We’ve got an explosive episode this week: we’re talking about the schizophrenia genetics paper whose press release has got a lot of internet attention recently.
But first, it’s grant deadline crunch time for Liam and Kat and they’re sharing their very different approaches to the writing process. In between budgets and proposals, Kat’s allowed herself to be distracted by the NEJM editorial piece that introduces the idea of “data authors” and “research parasites”. It’s a timely warning about the dangers of irresponsible data sharing, given the recent controversy over improperly credited sources in a paper on the Zika virus.
Meanwhile, Liam’s come across a surprising (and alarming) article from STAT news that exposes the lack of transparency with human drug research in the US. Apparently, even though there are stiff fines from the NIH for those who fail to promptly upload their results, the astounding majority of data doesn’t make it to the federal archive. Then, after another health podcast recommendation from Liam, it’s onto this week’s paper.

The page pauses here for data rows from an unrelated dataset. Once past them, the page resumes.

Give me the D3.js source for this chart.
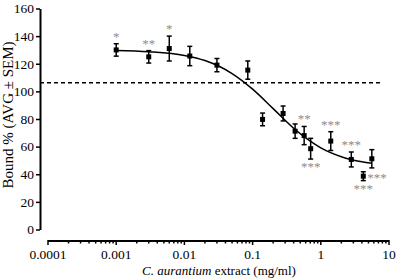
<!DOCTYPE html>
<html>
<head>
<meta charset="utf-8">
<script src="https://cdn.jsdelivr.net/npm/d3@7"></script>
<style>
  body { margin: 0; background: #fff; }
</style>
</head>
<body>
<div id="chart"></div>
<script>
// Measured points: concentration (mg/ml), mean bound %, SEM
const conc = [0.001, 0.003, 0.006, 0.012, 0.03, 0.085, 0.14, 0.28, 0.42, 0.57, 0.71, 1.4, 2.8, 4.2, 5.6];
const bound = [130, 125, 131, 125.6, 119, 115.4, 79.7, 84, 71.2, 68, 58.5, 64, 50.7, 38.6, 51.2];
const sem = [4.5, 4.5, 9, 7, 4.8, 6.6, 4.6, 5.4, 5.2, 6.6, 7.5, 6.8, 5.4, 3.2, 6.6];
// significance marks and where they sit
const stars = ["*", "**", "*", "", "", "", "", "", "", "**", "***", "***", "***", "***", ""];
const starPos = ["above", "above", "above", "", "", "", "", "", "", "above", "below", "above", "above", "right+below", ""];

// fitted curve
const fitX = [0.001, 0.003, 0.01, 0.02, 0.05, 0.1, 0.2, 0.4, 0.7, 1, 2, 4, 5.6];
const fitY = [129.6, 128.7, 126, 122.3, 112.9, 101.6, 87.5, 73.3, 63.9, 59.1, 52.7, 49, 47.9];

const refLine = 106.3;
const xTicks = [0.0001, 0.001, 0.01, 0.1, 1, 10];
const xTickLabels = ["0.0001", "0.001", "0.01", "0.1", "1", "10"];
const yTicks = [0, 20, 40, 60, 80, 100, 120, 140, 160];

const FONT = "Liberation Serif, DejaVu Serif, serif";
const W = 397, H = 280;
const svg = d3.select("#chart").append("svg")
    .attr("width", W).attr("height", H)
    .attr("font-family", FONT);

const x = d3.scaleLog().domain([0.0001, 10]).range([48, 389]);
const y = d3.scaleLinear().domain([0, 160]).range([229.5, 8.5]);

// Y axis
const yAxis = svg.append("g")
    .attr("transform", "translate(40,0)")
    .call(d3.axisLeft(y).tickValues(yTicks).tickSize(4).tickPadding(2).tickSizeOuter(0))
    .attr("font-family", FONT)
    .attr("font-size", 13.5);
yAxis.select(".domain").attr("stroke-width", 2);
yAxis.selectAll(".tick line").attr("stroke-width", 1.5);

// X axis, with minor ticks between decades
const minor = [];
for (let e = -4; e < 1; e++) {
    for (let m = 2; m <= 9; m++) minor.push(m * Math.pow(10, e));
}
const xAxis = svg.append("g")
    .attr("transform", "translate(0,241)");
xAxis.append("line")
    .attr("x1", x(0.0001)).attr("x2", x(10))
    .attr("stroke", "#000").attr("stroke-width", 2);
xAxis.selectAll(".minor").data(minor).enter().append("line")
    .attr("x1", d => x(d)).attr("x2", d => x(d))
    .attr("y1", 0).attr("y2", 2.5)
    .attr("stroke", "#000").attr("stroke-width", 1.5);
xAxis.selectAll(".major").data(xTicks).enter().append("line")
    .attr("x1", d => x(d)).attr("x2", d => x(d))
    .attr("y1", -1).attr("y2", 4)
    .attr("stroke", "#000").attr("stroke-width", 1.5);
xAxis.selectAll(".lbl").data(xTicks).enter().append("text")
    .attr("x", d => x(d)).attr("y", 18)
    .attr("text-anchor", "middle")
    .attr("font-size", 13.5)
    .text((d, i) => xTickLabels[i]);

// axis titles
svg.append("text")
    .attr("transform", "translate(13,115) rotate(-90)")
    .attr("text-anchor", "middle")
    .attr("font-size", 15)
    .text("Bound % (AVG ± SEM)");

const xt = svg.append("text")
    .attr("x", 219).attr("y", 275)
    .attr("text-anchor", "middle")
    .attr("font-size", 13);
xt.append("tspan").attr("font-style", "italic").text("C. aurantium");
xt.append("tspan").text(" extract (mg/ml)");

// dashed reference line
svg.append("line")
    .attr("x1", 40).attr("x2", 383)
    .attr("y1", y(refLine)).attr("y2", y(refLine))
    .attr("stroke", "#000").attr("stroke-width", 1.5)
    .attr("stroke-dasharray", "4,3");

// fit curve
const fit = fitX.map((d, i) => [d, fitY[i]]);
svg.append("path")
    .datum(fit)
    .attr("fill", "none").attr("stroke", "#000").attr("stroke-width", 1.5)
    .attr("d", d3.line().x(d => x(d[0])).y(d => y(d[1])).curve(d3.curveMonotoneX));

// error bars + points
const data = conc.map((c, i) => ({ c, v: bound[i], e: sem[i], s: stars[i], p: starPos[i] }));
const pts = svg.append("g").selectAll("g").data(data).enter().append("g");
pts.append("line")
    .attr("x1", d => x(d.c)).attr("x2", d => x(d.c))
    .attr("y1", d => y(d.v + d.e)).attr("y2", d => y(d.v - d.e))
    .attr("stroke", "#000").attr("stroke-width", 1.5);
pts.each(function (d) {
    const g = d3.select(this);
    [d.v + d.e, d.v - d.e].forEach(v => {
        g.append("line")
            .attr("x1", x(d.c) - 2.5).attr("x2", x(d.c) + 2.5)
            .attr("y1", y(v)).attr("y2", y(v))
            .attr("stroke", "#000").attr("stroke-width", 1.5);
    });
});
pts.append("rect")
    .attr("x", d => x(d.c) - 2.5).attr("y", d => y(d.v) - 2.5)
    .attr("width", 5).attr("height", 5)
    .attr("fill", "#000");

// significance stars
const starG = svg.append("g").attr("font-size", 13).attr("fill", "#8c8c8c");
function star(xp, yp, anchor, s) {
    starG.append("text").attr("x", xp).attr("y", yp)
        .attr("text-anchor", anchor).text(s);
}
data.forEach(d => {
    if (!d.s) return;
    const cx = x(d.c);
    if (d.p === "above") {
        star(cx, y(d.v + d.e) - 3, "middle", d.s);
    } else if (d.p === "below") {
        star(cx, y(d.v - d.e) + 12, "middle", d.s);
    } else {
        star(cx + 4, y(d.v) + 6, "start", d.s);
        star(cx, y(d.v - d.e) + 12, "middle", d.s);
    }
});
</script>
</body>
</html>
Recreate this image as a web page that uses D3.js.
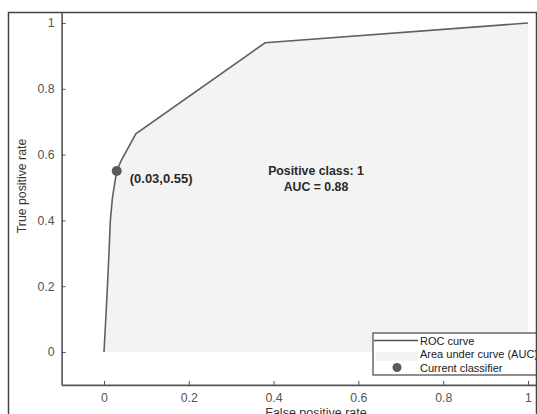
<!DOCTYPE html>
<html><head><meta charset="utf-8">
<script src="https://cdn.jsdelivr.net/npm/d3@7"></script>
<style>
body{margin:0;background:#fff;}
svg{display:block;font-family:"Liberation Sans",Arial,sans-serif;}
</style></head>
<body><svg id="c" width="537" height="414"></svg>
<script>
const fpr = [0, 0.005, 0.01, 0.015, 0.02, 0.03, 0.04, 0.075, 0.38, 1];
const tpr = [0, 0.12, 0.25, 0.40, 0.47, 0.55, 0.58, 0.663, 0.94, 1];
const currentClassifier = [0.03, 0.55];
const xTicks = [0, 0.2, 0.4, 0.6, 0.8, 1];
const yTicks = [0, 0.2, 0.4, 0.6, 0.8, 1];
const legendLabels = ["ROC curve", "Area under curve (AUC)", "Current classifier"];
const annotation = ["Positive class: 1", "AUC = 0.88"];

const svg = d3.select("#c");
svg.append("defs").append("clipPath").attr("id", "fr")
  .append("rect").attr("x", 8.5).attr("y", 12.5).attr("width", 528).attr("height", 410);
const root = svg.append("g").attr("clip-path", "url(#fr)");

const x = d3.scaleLinear().domain([-0.1, 1.1]).range([61.6, 570.4]);
const y = d3.scaleLinear().domain([-0.1, 1.1]).range([384.9, -9.9]);
const pts = fpr.map((f, i) => [f, tpr[i]]);

// area
root.append("path").datum(pts)
  .attr("d", d3.area().x(d => x(d[0])).y0(y(0)).y1(d => y(d[1])))
  .attr("fill", "#f3f3f3");
// curve
root.append("path").datum(pts)
  .attr("d", d3.line().x(d => x(d[0])).y(d => y(d[1])))
  .attr("fill", "none").attr("stroke", "#606060").attr("stroke-width", 1.6);
// marker
root.append("circle").attr("cx", x(currentClassifier[0])).attr("cy", y(currentClassifier[1]))
  .attr("r", 5).attr("fill", "#5a5a5a");
root.append("text").attr("x", x(currentClassifier[0]) + 13).attr("y", y(currentClassifier[1]) + 12)
  .attr("font-size", 13).attr("font-weight", "bold").attr("fill", "#2a2a2a")
  .text("(" + currentClassifier[0].toFixed(2) + "," + currentClassifier[1].toFixed(2) + ")");
// annotation
annotation.forEach((t, i) => root.append("text").attr("x", 316).attr("y", 175 + i * 16)
  .attr("text-anchor", "middle").attr("font-size", 12.3).attr("font-weight", "bold")
  .attr("fill", "#2a2a2a").text(t));

// axes
const xa = root.append("g").attr("transform", `translate(0,${y(-0.1)})`)
  .call(d3.axisBottom(x).tickValues(xTicks).tickSizeInner(-4).tickSizeOuter(0).tickPadding(8)
    .tickFormat(d3.format("~g")));
const ya = root.append("g").attr("transform", `translate(${x(-0.1)},0)`)
  .call(d3.axisLeft(y).tickValues(yTicks).tickSizeInner(-4).tickSizeOuter(0).tickPadding(7)
    .tickFormat(d3.format("~g")));
[xa, ya].forEach(a => {
  a.select(".domain").attr("stroke", "#555").attr("stroke-width", 1.6);
  a.selectAll(".tick line").attr("stroke", "#555");
  a.selectAll(".tick text").attr("font-size", 12.3).attr("fill", "#555")
    .attr("font-family", "'Liberation Sans',Arial,sans-serif");
});

// axis titles
root.append("text").attr("transform", "translate(26,186) rotate(-90)")
  .attr("text-anchor", "middle").attr("font-size", 12.3).attr("fill", "#333").text("True positive rate");
root.append("text").attr("x", 316).attr("y", 417).attr("text-anchor", "middle")
  .attr("font-size", 12.5).attr("fill", "#333").text("False positive rate");

// legend
const lg = root.append("g");
lg.append("rect").attr("x", 373).attr("y", 333).attr("width", 200).attr("height", 42)
  .attr("fill", "#fff").attr("stroke", "#444").attr("stroke-width", 1.2);
lg.append("line").attr("x1", 374).attr("x2", 418).attr("y1", 340.5).attr("y2", 340.5)
  .attr("stroke", "#505050").attr("stroke-width", 1.6);
lg.append("rect").attr("x", 376).attr("y", 352).attr("width", 42).attr("height", 9).attr("fill", "#f3f3f3");
lg.append("circle").attr("cx", 397).attr("cy", 367.5).attr("r", 4.5).attr("fill", "#5a5a5a");
legendLabels.forEach((t, i) => lg.append("text").attr("x", 420).attr("y", 344.5 + i * 13.5)
  .attr("font-size", 11).attr("fill", "#222").text(t));

// outer frame
svg.append("path").attr("d", "M8.5,420 L8.5,12.5 L536.5,12.5 L536.5,420")
  .attr("fill", "none").attr("stroke", "#444").attr("stroke-width", 1.5);
</script></body></html>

We’re talking about a paper, published in Nature, that uses a clever mix of statistical modelling and cryptogenetics to investigate the functional impact of one of the most highly implicated genetic loci on schizophrenia risk. We’re both incredibly impressed by the mountains of data pointing to the expression of a specific isoform of the C4 gene as the key functional mediator of decades of genetic linkage studies that have associated the MHC locus with schizophrenia.